Somewhere out there is a driver just like you who found a way to help. Look around you in a truckstop and you won’t see people wearing badges saying they helped, but somewhere there at the counter, a table in the corner or waiting at the fuel island will be a solo or a team that heard and saw what happened and began to wonder if they could do a little something. Surely there’s something we can spare, something we can do, something we can send. They do it and roll on, their acts of kindness part of a life where a helping hand is a natural thing to do, part of who they are.
These helping people remind me of my late father. In his later years, and after he died, people would tell me about kind things he’d done for them and how grateful they were.

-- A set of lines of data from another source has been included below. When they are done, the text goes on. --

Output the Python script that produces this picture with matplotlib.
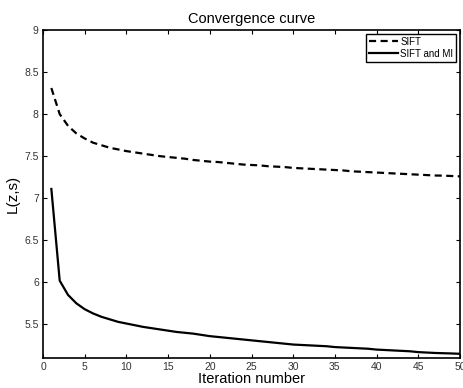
"""Convergence curve of L(z,s) over iterations."""

import matplotlib

matplotlib.use("Agg")
import matplotlib.pyplot as plt
import numpy as np


iterations = np.arange(1, 51)

sift_values = [
    8.31, 8.00, 7.86, 7.77, 7.71, 7.66, 7.63, 7.60, 7.58, 7.56,
    7.545, 7.53, 7.515, 7.50, 7.49, 7.48, 7.47, 7.455, 7.445, 7.435,
    7.43, 7.42, 7.41, 7.40, 7.395, 7.39, 7.38, 7.375, 7.37, 7.36,
    7.355, 7.35, 7.345, 7.34, 7.335, 7.33, 7.32, 7.315, 7.31, 7.305,
    7.30, 7.295, 7.29, 7.285, 7.28, 7.275, 7.27, 7.268, 7.264, 7.26,
]

sift_mi_values = [
    7.11, 6.02, 5.85, 5.75, 5.68, 5.63, 5.59, 5.56, 5.53, 5.51,
    5.49, 5.47, 5.455, 5.44, 5.425, 5.41, 5.40, 5.39, 5.375, 5.36,
    5.35, 5.34, 5.33, 5.32, 5.31, 5.30, 5.29, 5.28, 5.27, 5.26,
    5.255, 5.25, 5.245, 5.24, 5.23, 5.225, 5.22, 5.215, 5.21, 5.20,
    5.195, 5.19, 5.185, 5.18, 5.17, 5.165, 5.16, 5.157, 5.154, 5.15,
]

x_ticks = list(range(0, 51, 5))
y_ticks = [5.5, 6, 6.5, 7, 7.5, 8, 8.5, 9]
y_tick_labels = ["5.5", "6", "6.5", "7", "7.5", "8", "8.5", "9"]


plt.rcParams["font.family"] = ["Liberation Sans", "DejaVu Sans"]

fig = plt.figure(figsize=(4.63, 3.88), dpi=100)
ax = fig.add_axes([0.0929, 0.0773, 0.9006, 0.8454])

ax.plot(
    iterations,
    sift_values,
    color="black",
    linestyle=(0, (3.2, 2.0)),
    linewidth=1.6,
    label="SIFT",
)

ax.plot(
    iterations,
    sift_mi_values,
    color="black",
    linestyle="-",
    linewidth=1.6,
    label="SIFT and MI",
)

ax.set_xlim(0, 50)
ax.set_ylim(5.1, 9)
ax.set_xticks(x_ticks)
ax.set_yticks(y_ticks)
ax.set_yticklabels(y_tick_labels)

ax.tick_params(
    direction="in",
    top=True,
    right=True,
    length=3,
    width=0.8,
    labelsize=7.5,
    labelcolor="#333333",
    pad=3,
)

for spine in ax.spines.values():
    spine.set_linewidth(1.2)

ax.set_title("Convergence curve", fontsize=10.5, pad=5)
ax.set_xlabel("Iteration number", fontsize=10.5, labelpad=0)
ax.set_ylabel("L(z,s)", fontsize=11, labelpad=3)

legend = ax.legend(
    loc="upper right",
    fontsize=7,
    fancybox=False,
    framealpha=1,
    edgecolor="black",
    handlelength=3.0,
    handletextpad=0.2,
    borderpad=0.3,
    labelspacing=0.2,
    borderaxespad=0.4,
)
legend.get_frame().set_linewidth(1.0)

fig.savefig("out.png", dpi=100)
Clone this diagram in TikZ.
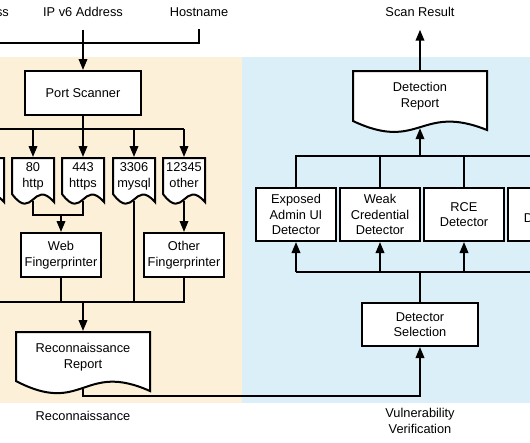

He did small things that mostly took time and a little extra effort. Visiting people who were nearly always alone and who looked forward to nothing but an hour or two of good company. Volunteering to coach some little kids who would never have gotten to play football if he hadn’t assembled them into a ragtag team for an hour or two of fundamentals. Making sure over the years that people he knew who were widowed or had left their homes to dwell in assisted living had the things they needed. A bag of fresh-picked peaches, a book, a ride to go shopping, bringing some old friends with him when he visited, taking someone to a football game they would never get to without help.
Dad had one particular old friend called Leo. I remember as a kid finding that fascination kids have with old men who seem to be mysterious and grand, even though I’m sure he wasn’t. As Leo aged, my father was the only one of his friends who stayed in contact and gave him rides and listened to him tell stories, some of which he’d heard a thousand times.
In their last years my parents went to live in a retirement village called Northbridge. My father had for years been a leader on various volunteer committees that founded the site, worked on plans and financing and then began a long building period as the first units went up and the place expanded. He simply gave them his time.
No residential living will compare to homes people have built and loved and made into their own place. But what I loved about this place was the humanity of it. There was surprisingly little tension. It was a community. People owned their apartments and took pride in them, the grounds were wonderfully landscaped, and people had their own gardens if they wished. Or they could dine together and hang out together. It was a village and very much a thriving place.
It occurred to me, and I still believe it, that Northbridge was an enjoyable, robust place to live – with almost none of the pettiness and nastiness that can beset such large-scale residential living – because it had been created by people trying to build a place for people to live their lives in full. It was not built by a bank, a realty company or a developer, where despite the best of intentions, the bottom line was return on investment.
The investment was time and effort made by people like my father, and the return on it was not in dollars but in the quality of lives. By the way, the place is still thriving today. It seems places like that attract good people.